Given material |
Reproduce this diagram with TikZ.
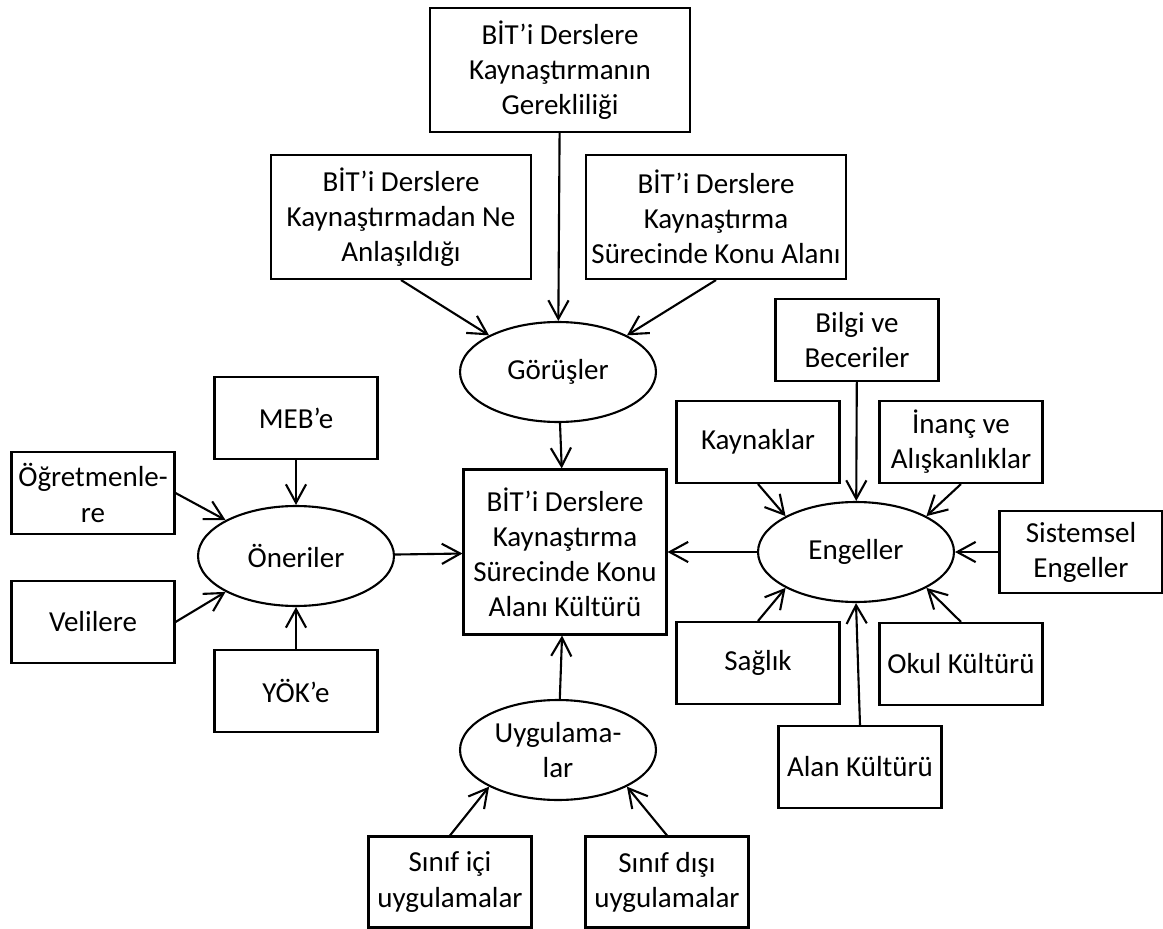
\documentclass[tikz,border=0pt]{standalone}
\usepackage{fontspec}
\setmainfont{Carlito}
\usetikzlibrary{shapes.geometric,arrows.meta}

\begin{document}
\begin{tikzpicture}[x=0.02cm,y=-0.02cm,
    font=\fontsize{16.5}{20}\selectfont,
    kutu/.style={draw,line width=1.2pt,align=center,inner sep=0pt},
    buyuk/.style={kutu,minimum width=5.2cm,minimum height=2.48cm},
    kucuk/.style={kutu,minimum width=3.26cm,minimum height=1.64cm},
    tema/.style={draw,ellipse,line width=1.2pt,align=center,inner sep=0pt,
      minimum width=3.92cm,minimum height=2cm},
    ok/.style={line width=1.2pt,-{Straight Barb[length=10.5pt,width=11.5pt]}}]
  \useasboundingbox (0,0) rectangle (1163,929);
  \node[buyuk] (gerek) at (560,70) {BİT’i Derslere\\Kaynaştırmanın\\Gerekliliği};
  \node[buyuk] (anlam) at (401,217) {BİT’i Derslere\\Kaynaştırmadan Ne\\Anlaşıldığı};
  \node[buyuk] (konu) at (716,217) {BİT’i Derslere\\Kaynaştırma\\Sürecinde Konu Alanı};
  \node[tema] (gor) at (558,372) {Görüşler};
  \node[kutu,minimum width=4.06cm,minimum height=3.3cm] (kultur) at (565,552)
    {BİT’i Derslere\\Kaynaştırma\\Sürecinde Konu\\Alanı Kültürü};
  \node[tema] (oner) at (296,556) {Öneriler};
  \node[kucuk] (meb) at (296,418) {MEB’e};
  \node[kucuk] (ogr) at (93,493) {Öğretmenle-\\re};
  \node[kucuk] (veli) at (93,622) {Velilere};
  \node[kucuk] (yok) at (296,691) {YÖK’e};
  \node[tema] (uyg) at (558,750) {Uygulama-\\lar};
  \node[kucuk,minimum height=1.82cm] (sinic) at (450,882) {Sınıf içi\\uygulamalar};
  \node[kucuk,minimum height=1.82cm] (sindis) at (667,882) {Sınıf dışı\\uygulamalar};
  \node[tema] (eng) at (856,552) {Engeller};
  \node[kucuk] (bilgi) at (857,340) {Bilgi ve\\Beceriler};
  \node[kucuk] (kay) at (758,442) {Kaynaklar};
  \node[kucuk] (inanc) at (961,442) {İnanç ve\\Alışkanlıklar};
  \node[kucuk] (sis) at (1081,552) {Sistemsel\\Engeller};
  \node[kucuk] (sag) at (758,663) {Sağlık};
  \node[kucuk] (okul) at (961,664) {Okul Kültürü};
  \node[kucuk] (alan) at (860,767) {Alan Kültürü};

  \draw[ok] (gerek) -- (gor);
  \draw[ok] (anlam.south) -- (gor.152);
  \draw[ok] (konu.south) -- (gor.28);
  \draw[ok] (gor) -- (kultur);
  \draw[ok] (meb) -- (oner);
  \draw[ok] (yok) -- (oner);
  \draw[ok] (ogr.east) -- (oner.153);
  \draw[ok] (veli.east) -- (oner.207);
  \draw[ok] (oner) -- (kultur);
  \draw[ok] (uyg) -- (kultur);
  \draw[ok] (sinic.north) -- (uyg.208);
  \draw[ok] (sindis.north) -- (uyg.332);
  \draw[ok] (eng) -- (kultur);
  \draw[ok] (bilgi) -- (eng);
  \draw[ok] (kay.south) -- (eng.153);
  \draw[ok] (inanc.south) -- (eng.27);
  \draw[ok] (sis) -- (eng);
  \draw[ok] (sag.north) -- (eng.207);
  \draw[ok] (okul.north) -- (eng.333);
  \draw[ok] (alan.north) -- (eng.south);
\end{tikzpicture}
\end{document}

Do this |
Give again, exactly, the lines from the start of the data through the one holding "(alan) at (860,767)"; omit the pictures.

Final result |
Reproduce this diagram with TikZ.
\documentclass[tikz,border=0pt]{standalone}
\usepackage{fontspec}
\setmainfont{Carlito}
\usetikzlibrary{shapes.geometric,arrows.meta}

\begin{document}
\begin{tikzpicture}[x=0.02cm,y=-0.02cm,
    font=\fontsize{16.5}{20}\selectfont,
    kutu/.style={draw,line width=1.2pt,align=center,inner sep=0pt},
    buyuk/.style={kutu,minimum width=5.2cm,minimum height=2.48cm},
    kucuk/.style={kutu,minimum width=3.26cm,minimum height=1.64cm},
    tema/.style={draw,ellipse,line width=1.2pt,align=center,inner sep=0pt,
      minimum width=3.92cm,minimum height=2cm},
    ok/.style={line width=1.2pt,-{Straight Barb[length=10.5pt,width=11.5pt]}}]
  \useasboundingbox (0,0) rectangle (1163,929);
  \node[buyuk] (gerek) at (560,70) {BİT’i Derslere\\Kaynaştırmanın\\Gerekliliği};
  \node[buyuk] (anlam) at (401,217) {BİT’i Derslere\\Kaynaştırmadan Ne\\Anlaşıldığı};
  \node[buyuk] (konu) at (716,217) {BİT’i Derslere\\Kaynaştırma\\Sürecinde Konu Alanı};
  \node[tema] (gor) at (558,372) {Görüşler};
  \node[kutu,minimum width=4.06cm,minimum height=3.3cm] (kultur) at (565,552)
    {BİT’i Derslere\\Kaynaştırma\\Sürecinde Konu\\Alanı Kültürü};
  \node[tema] (oner) at (296,556) {Öneriler};
  \node[kucuk] (meb) at (296,418) {MEB’e};
  \node[kucuk] (ogr) at (93,493) {Öğretmenle-\\re};
  \node[kucuk] (veli) at (93,622) {Velilere};
  \node[kucuk] (yok) at (296,691) {YÖK’e};
  \node[tema] (uyg) at (558,750) {Uygulama-\\lar};
  \node[kucuk,minimum height=1.82cm] (sinic) at (450,882) {Sınıf içi\\uygulamalar};
  \node[kucuk,minimum height=1.82cm] (sindis) at (667,882) {Sınıf dışı\\uygulamalar};
  \node[tema] (eng) at (856,552) {Engeller};
  \node[kucuk] (bilgi) at (857,340) {Bilgi ve\\Beceriler};
  \node[kucuk] (kay) at (758,442) {Kaynaklar};
  \node[kucuk] (inanc) at (961,442) {İnanç ve\\Alışkanlıklar};
  \node[kucuk] (sis) at (1081,552) {Sistemsel\\Engeller};
  \node[kucuk] (sag) at (758,663) {Sağlık};
  \node[kucuk] (okul) at (961,664) {Okul Kültürü};
  \node[kucuk] (alan) at (860,767) {Alan Kültürü};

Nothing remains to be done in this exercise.